§ **EXERCISE REQUIREMENTS**: Skip any picture you find and retype all the remaining lines exactly.
---+---
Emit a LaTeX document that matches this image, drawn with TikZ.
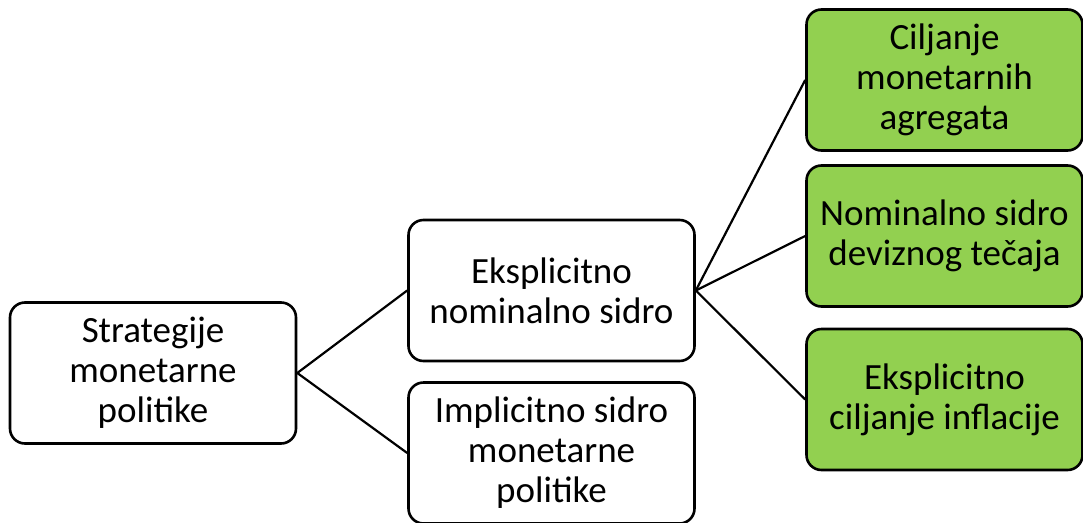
\documentclass[tikz,border=0pt]{standalone}
\usepackage{fontspec}
\setmainfont{Carlito}
\definecolor{boxgreen}{HTML}{92D050}
\begin{document}
\begin{tikzpicture}[x=1pt,y=-1pt,
  box/.style={draw=black, line width=2.6pt, rounded corners=15pt, fill=white,
    minimum width=286pt, minimum height=141pt, inner sep=0pt, align=center,
    font=\fontsize{37}{40}\selectfont},
  gbox/.style={box, fill=boxgreen, minimum width=276pt},
  link/.style={line width=2.2pt}]
\useasboundingbox (0,0) rectangle (1083,522);
\node[box] (root) at (153,373) {Strategije\\monetarne\\politike};
\node[box] (expl) at (551.5,290.5) {Eksplicitno\\nominalno sidro};
\node[box] (impl) at (551.5,453) {Implicitno sidro\\monetarne\\politike};
\node[gbox] (agg) at (944.5,80) {Ciljanje\\monetarnih\\agregata};
\node[gbox] (fx) at (944.5,236) {Nominalno sidro\\deviznog tečaja};
\node[gbox] (inf) at (944.5,399.5) {Eksplicitno\\ciljanje inflacije};
\draw[link] (root.east) -- (expl.west);
\draw[link] (root.east) -- (impl.west);
\draw[link] (expl.east) -- (agg.west);
\draw[link] (expl.east) -- (fx.west);
\draw[link] (expl.east) -- (inf.west);
\end{tikzpicture}
\end{document}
---+---
§ **THE SOLUTION**:
Emit a LaTeX document that matches this image, drawn with TikZ.
\documentclass[tikz,border=0pt]{standalone}
\usepackage{fontspec}
\setmainfont{Carlito}
\definecolor{boxgreen}{HTML}{92D050}
\begin{document}
\begin{tikzpicture}[x=1pt,y=-1pt,
  box/.style={draw=black, line width=2.6pt, rounded corners=15pt, fill=white,
    minimum width=286pt, minimum height=141pt, inner sep=0pt, align=center,
    font=\fontsize{37}{40}\selectfont},
  gbox/.style={box, fill=boxgreen, minimum width=276pt},
  link/.style={line width=2.2pt}]
\useasboundingbox (0,0) rectangle (1083,522);
\node[box] (root) at (153,373) {Strategije\\monetarne\\politike};
\node[box] (expl) at (551.5,290.5) {Eksplicitno\\nominalno sidro};
\node[box] (impl) at (551.5,453) {Implicitno sidro\\monetarne\\politike};
\node[gbox] (agg) at (944.5,80) {Ciljanje\\monetarnih\\agregata};
\node[gbox] (fx) at (944.5,236) {Nominalno sidro\\deviznog tečaja};
\node[gbox] (inf) at (944.5,399.5) {Eksplicitno\\ciljanje inflacije};
\draw[link] (root.east) -- (expl.west);
\draw[link] (root.east) -- (impl.west);
\draw[link] (expl.east) -- (agg.west);
\draw[link] (expl.east) -- (fx.west);
\draw[link] (expl.east) -- (inf.west);
\end{tikzpicture}
\end{document}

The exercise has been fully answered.